In vivo Evaluation of Radioprotection by the Fullerene CD60_DF1 Using a Zebrafish Model (Abstract 3381)
As beneficial as chemotherapy and radiotherapy are in managing cancer, these treatments can cause harm to normal tissue by producing stress on cells. One particularly harmful result is the production of hydroxyl radicals, in which water atoms in a cell exposed to radiation split apart, creating high reactive oxygen free radicals capable of damaging cellular molecules. Radiation can damage epithelial cells and lead to permanent hair loss, among other effects, and certain types of systemic chemotherapy can produce hearing loss and damage to a number of organs, including the heart and kidneys.
For those reasons, researchers have been seeking an agent that protects normal tissue against these effects. Although one such drug, Amifostine, is now on the market, it carries toxicities of its own which has limited its use.
Now, researchers have studied how a nanoparticle, a soccer ball-shaped hollow carbon structure known as a fullerene, acts like an "oxygen sink." The 60-carbon structure, known as CD60_DF1, is a technology that is currently patented and under development by a Houston based drug company, C Sixty. To test how well it works, researchers at Thomas Jefferson University used tiny zebrafish embryos, which are transparent and allow scientists to closely observe damage produced by cancer treatments to organs.
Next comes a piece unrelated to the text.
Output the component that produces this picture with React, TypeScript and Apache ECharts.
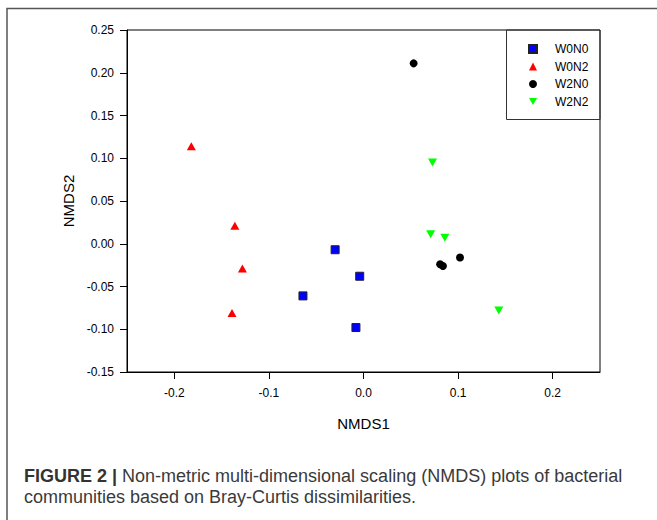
import React, { useEffect, useRef } from "react";
import * as echarts from "echarts";

const seriesNames = ["W0N0", "W0N2", "W2N0", "W2N2"];
const w0n0X = [-0.03, -0.004, -0.064, -0.008];
const w0n0Y = [-0.007, -0.038, -0.061, -0.098];
const w0n2X = [-0.182, -0.136, -0.128, -0.139];
const w0n2Y = [0.114, 0.021, -0.029, -0.081];
const w2n0X = [0.053, 0.102, 0.081, 0.084];
const w2n0Y = [0.211, -0.016, -0.024, -0.026];
const w2n2X = [0.073, 0.071, 0.086, 0.143];
const w2n2Y = [0.095, 0.011, 0.007, -0.078];
const xTicks = [-0.2, -0.1, 0.0, 0.1, 0.2];

const pairs = (xs: number[], ys: number[]) => xs.map((x, i) => [x, ys[i]]);

export default function App() {
  const ref = useRef<HTMLDivElement>(null);
  useEffect(() => {
    if (!ref.current) return;
    const chart = echarts.init(ref.current, null, { renderer: "svg" });
    const font = "'Liberation Sans', Arial, sans-serif";
    chart.setOption({
      animation: false,
      textStyle: { fontFamily: font },
      grid: {
        left: 127,
        top: 30,
        width: 473,
        height: 342,
        show: true,
        borderColor: "#000",
        borderWidth: 1,
        backgroundColor: "transparent",
      },
      legend: {
        data: [
          { name: seriesNames[0], icon: "rect" },
          { name: seriesNames[1], icon: "triangle" },
          { name: seriesNames[2], icon: "circle" },
          { name: seriesNames[3], icon: "path://M0,0L10,0L5,9Z" },
        ],
        orient: "vertical",
        left: 528,
        top: 43,
        padding: 0,
        itemWidth: 8,
        itemHeight: 8,
        itemGap: 5.5,
        textStyle: {
          fontFamily: font,
          fontSize: 12,
          lineHeight: 12,
          color: "#000",
          padding: [0, 0, 0, 13],
        },
      },
      xAxis: {
        type: "value",
        min: -0.25,
        max: 0.25,
        name: "NMDS1",
        nameLocation: "middle",
        nameGap: 44,
        nameTextStyle: { fontFamily: font, fontSize: 15, color: "#000" },
        axisLine: { show: true, onZero: false, lineStyle: { color: "#000", width: 1 } },
        axisTick: { show: true, length: 7, customValues: xTicks, lineStyle: { color: "#000" } },
        axisLabel: {
          customValues: xTicks,
          margin: 15,
          fontSize: 12,
          color: "#000",
          fontFamily: font,
          formatter: (v: number) => v.toFixed(1),
        },
        splitLine: { show: false },
      },
      yAxis: {
        type: "value",
        min: -0.15,
        max: 0.25,
        interval: 0.05,
        name: "NMDS2",
        nameLocation: "middle",
        nameGap: 43,
        nameTextStyle: { fontFamily: font, fontSize: 15, color: "#000" },
        axisLine: { show: true, onZero: false, lineStyle: { color: "#000", width: 1 } },
        axisTick: { show: true, length: 7, lineStyle: { color: "#000" } },
        axisLabel: {
          margin: 13,
          fontSize: 12,
          color: "#000",
          fontFamily: font,
          formatter: (v: number) => v.toFixed(2),
        },
        splitLine: { show: false },
      },
      series: [
        {
          name: "W0N0",
          type: "scatter",
          symbol: "rect",
          symbolSize: 8,
          itemStyle: { color: "#0000ff", borderColor: "#222", borderWidth: 1, opacity: 1 },
          data: pairs(w0n0X, w0n0Y),
        },
        {
          name: "W0N2",
          type: "scatter",
          symbol: "triangle",
          symbolSize: [9, 8],
          itemStyle: { color: "#ff0000", opacity: 1 },
          data: pairs(w0n2X, w0n2Y),
        },
        {
          name: "W2N0",
          type: "scatter",
          symbol: "circle",
          symbolSize: 8,
          itemStyle: { color: "#000000", opacity: 1 },
          data: pairs(w2n0X, w2n0Y),
        },
        {
          name: "W2N2",
          type: "scatter",
          symbol: "triangle",
          symbolRotate: 180,
          symbolSize: [9, 8],
          itemStyle: { color: "#00ff00", opacity: 1 },
          data: pairs(w2n2X, w2n2Y),
        },
      ],
      graphic: [
        {
          type: "rect",
          shape: { x: 7, y: 8.5, width: 700, height: 600 },
          style: { fill: "none", stroke: "#555", lineWidth: 1.5 },
          silent: true,
        },
        {
          type: "rect",
          shape: { x: 506.5, y: 30, width: 93.5, height: 89.5 },
          style: { fill: "none", stroke: "#333", lineWidth: 1 },
          silent: true,
        },
        {
          type: "text",
          x: 24,
          y: 476,
          style: {
            text: "{b|FIGURE 2 |} Non-metric multi-dimensional scaling (NMDS) plots of bacterial",
            fontFamily: font,
            fontSize: 18,
            fill: "#3a3a3a",
            verticalAlign: "middle",
            rich: { b: { fontWeight: "bold", fontFamily: font, fontSize: 18, fill: "#333" } },
          },
          silent: true,
        },
        {
          type: "text",
          x: 24,
          y: 497,
          style: {
            text: "communities based on Bray-Curtis dissimilarities.",
            fontFamily: font,
            fontSize: 18,
            fill: "#3a3a3a",
            verticalAlign: "middle",
          },
          silent: true,
        },
      ],
    });
    return () => chart.dispose();
  }, []);
  return (
    <div
      ref={ref}
      style={{ position: "fixed", left: 0, top: 0, width: 657, height: 520, background: "#fff" }}
    />
  );
}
They gave the embryos different doses of ionizing radiation as well as treatment by either Amifostine, which acted as a control agent, or CD60_DF1. Then the research team used a novel organ specific "read-out," which they developed, to calculate damage to organs. They found that CD60_DF1 given before exposure to X-rays reduced organ damage by 2/3rds, a level of protection that was as good as that provided by Amifostine.
The fullerene nanoparticle effectively and efficiently bound to, and thus inactivated, loose oxygen radicals produced by cancer treatment, but appeared to have no other effects in normal tissue, and were quickly excreted, say the study's principal investigator, radiation oncologist Adam Dicker, M.D., Ph.D. and his collaborator Dr. Ulrich Rodeck.
Not only does the biopharmaceutical fullerene potentially represent a new class of radioprotective drugs, which might be modifiable to protect specific organs and tissues, but the agents might also provide general protection against radiation poisoning from a "dirty bomb" that might be used in an attack, Dicker says. Still, he adds, there is much work to be done, including determining how to target the agent to normal tissues only.